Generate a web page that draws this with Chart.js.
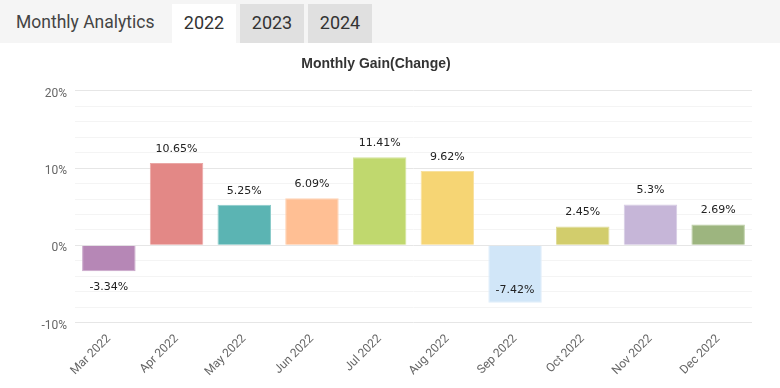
<!DOCTYPE html>
<html>
<head>
<meta charset="utf-8">
<script src="https://cdn.jsdelivr.net/npm/chart.js@4/dist/chart.umd.min.js"></script>
<style>
  body { margin: 0; background: #fff; font-family: Roboto, sans-serif; }
  .header { height: 43px; background: #f5f5f5; position: relative; }
  .header .title { position: absolute; left: 16px; top: 12px; font-size: 17.5px; color: #444; }
  .tab { position: absolute; top: 4px; width: 64px; height: 39px; background: #e0e0e0;
         font-size: 18px; color: #333; text-align: center; line-height: 38px; }
  .tab.active { background: #fff; }
  .wrap { position: absolute; left: 0; top: 43px; width: 780px; height: 345px; }
</style>
</head>
<body>
<div class="header">
  <div class="title">Monthly Analytics</div>
  <div class="tab active" style="left:172px">2022</div>
  <div class="tab" style="left:240px">2023</div>
  <div class="tab" style="left:308px">2024</div>
</div>
<div class="wrap"><canvas id="gainChart"></canvas></div>
<script>
const months = ['Mar 2022','Apr 2022','May 2022','Jun 2022','Jul 2022','Aug 2022','Sep 2022','Oct 2022','Nov 2022','Dec 2022']
const gains = [-3.34, 10.65, 5.25, 6.09, 11.41, 9.62, -7.42, 2.45, 5.3, 2.69]
const barColors = ['#b687b6','#e38886','#5bb4b3','#ffbf94','#c0d86e','#f6d574','#d1e6f8','#d2cd6c','#c6b6d8','#9db57f']
const borderColors = ['#c9a6c9','#eaa7a5','#8acbca','#ffd3b5','#d3e39a','#f8e19e','#e0eefa','#e0dc98','#d6cbe4','#bccfa5']

// draws the value labels above / below each bar
const valueLabels = {
  id: 'valueLabels',
  afterDatasetsDraw(chart) {
    const ctx = chart.ctx
    const meta = chart.getDatasetMeta(0)
    const area = chart.chartArea
    ctx.save()
    ctx.font = '11px "DejaVu Sans"'
    ctx.fillStyle = '#222'
    ctx.textAlign = 'center'
    ctx.textBaseline = 'middle'
    meta.data.forEach((bar, i) => {
      const v = gains[i]
      let y
      if (v >= 0) {
        y = bar.y - 14
      } else {
        y = bar.y + 16
        if (y > area.bottom - 12) y = bar.y - 13
      }
      ctx.fillText(String(v) + '%', bar.x, y)
    })
    ctx.restore()
  }
}

const ctx = document.getElementById('gainChart').getContext('2d')
const chart = new Chart(ctx, {
  type: 'bar',
  data: {
    labels: months,
    datasets: [{
      data: gains,
      backgroundColor: barColors,
      borderColor: borderColors,
      borderWidth: 1,
      barPercentage: 0.79,
      categoryPercentage: 1
    }]
  },
  options: {
    responsive: true,
    maintainAspectRatio: false,
    animation: false,
    layout: { padding: { left: 0, right: 28, top: 0, bottom: 8 } },
    plugins: {
      legend: { display: false },
      tooltip: { enabled: false },
      title: {
        display: true,
        text: 'Monthly Gain(Change)',
        color: '#333',
        font: { family: '"Liberation Sans", Arial', size: 14, weight: 'bold' },
        padding: { top: 13, bottom: 18 }
      }
    },
    scales: {
      x: {
        grid: { display: false },
        border: { display: false },
        ticks: {
          color: '#666',
          font: { family: 'Roboto', size: 12 },
          maxRotation: 45,
          minRotation: 45,
          padding: 1
        }
      },
      y: {
        min: -10,
        max: 20,
        border: { display: false },
        grid: {
          color: c => (c.tick && c.tick.value % 10 === 0) ? '#e6e6e6' : '#f4f4f4',
          lineWidth: 1,
          drawTicks: false
        },
        ticks: {
          stepSize: 2,
          color: '#666',
          font: { family: 'Roboto', size: 12 },
          padding: 8,
          labelOffset: 3,
          autoSkip: false,
          callback: v => (v % 10 === 0 ? v + '%' : '')
        },
        afterFit: scale => { scale.width = 75 }
      }
    }
  },
  plugins: [valueLabels]
})
</script>
</body>
</html>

========================================================================

The exercise:
Repeat the material above in full and exactly, apart from the pictures.

Problem solution:
Generate a web page that draws this with Chart.js.
<!DOCTYPE html>
<html>
<head>
<meta charset="utf-8">
<script src="https://cdn.jsdelivr.net/npm/chart.js@4/dist/chart.umd.min.js"></script>
<style>
  body { margin: 0; background: #fff; font-family: Roboto, sans-serif; }
  .header { height: 43px; background: #f5f5f5; position: relative; }
  .header .title { position: absolute; left: 16px; top: 12px; font-size: 17.5px; color: #444; }
  .tab { position: absolute; top: 4px; width: 64px; height: 39px; background: #e0e0e0;
         font-size: 18px; color: #333; text-align: center; line-height: 38px; }
  .tab.active { background: #fff; }
  .wrap { position: absolute; left: 0; top: 43px; width: 780px; height: 345px; }
</style>
</head>
<body>
<div class="header">
  <div class="title">Monthly Analytics</div>
  <div class="tab active" style="left:172px">2022</div>
  <div class="tab" style="left:240px">2023</div>
  <div class="tab" style="left:308px">2024</div>
</div>
<div class="wrap"><canvas id="gainChart"></canvas></div>
<script>
const months = ['Mar 2022','Apr 2022','May 2022','Jun 2022','Jul 2022','Aug 2022','Sep 2022','Oct 2022','Nov 2022','Dec 2022']
const gains = [-3.34, 10.65, 5.25, 6.09, 11.41, 9.62, -7.42, 2.45, 5.3, 2.69]
const barColors = ['#b687b6','#e38886','#5bb4b3','#ffbf94','#c0d86e','#f6d574','#d1e6f8','#d2cd6c','#c6b6d8','#9db57f']
const borderColors = ['#c9a6c9','#eaa7a5','#8acbca','#ffd3b5','#d3e39a','#f8e19e','#e0eefa','#e0dc98','#d6cbe4','#bccfa5']

// draws the value labels above / below each bar
const valueLabels = {
  id: 'valueLabels',
  afterDatasetsDraw(chart) {
    const ctx = chart.ctx
    const meta = chart.getDatasetMeta(0)
    const area = chart.chartArea
    ctx.save()
    ctx.font = '11px "DejaVu Sans"'
    ctx.fillStyle = '#222'
    ctx.textAlign = 'center'
    ctx.textBaseline = 'middle'
    meta.data.forEach((bar, i) => {
      const v = gains[i]
      let y
      if (v >= 0) {
        y = bar.y - 14
      } else {
        y = bar.y + 16
        if (y > area.bottom - 12) y = bar.y - 13
      }
      ctx.fillText(String(v) + '%', bar.x, y)
    })
    ctx.restore()
  }
}

const ctx = document.getElementById('gainChart').getContext('2d')
const chart = new Chart(ctx, {
  type: 'bar',
  data: {
    labels: months,
    datasets: [{
      data: gains,
      backgroundColor: barColors,
      borderColor: borderColors,
      borderWidth: 1,
      barPercentage: 0.79,
      categoryPercentage: 1
    }]
  },
  options: {
    responsive: true,
    maintainAspectRatio: false,
    animation: false,
    layout: { padding: { left: 0, right: 28, top: 0, bottom: 8 } },
    plugins: {
      legend: { display: false },
      tooltip: { enabled: false },
      title: {
        display: true,
        text: 'Monthly Gain(Change)',
        color: '#333',
        font: { family: '"Liberation Sans", Arial', size: 14, weight: 'bold' },
        padding: { top: 13, bottom: 18 }
      }
    },
    scales: {
      x: {
        grid: { display: false },
        border: { display: false },
        ticks: {
          color: '#666',
          font: { family: 'Roboto', size: 12 },
          maxRotation: 45,
          minRotation: 45,
          padding: 1
        }
      },
      y: {
        min: -10,
        max: 20,
        border: { display: false },
        grid: {
          color: c => (c.tick && c.tick.value % 10 === 0) ? '#e6e6e6' : '#f4f4f4',
          lineWidth: 1,
          drawTicks: false
        },
        ticks: {
          stepSize: 2,
          color: '#666',
          font: { family: 'Roboto', size: 12 },
          padding: 8,
          labelOffset: 3,
          autoSkip: false,
          callback: v => (v % 10 === 0 ? v + '%' : '')
        },
        afterFit: scale => { scale.width = 75 }
      }
    }
  },
  plugins: [valueLabels]
})
</script>
</body>
</html>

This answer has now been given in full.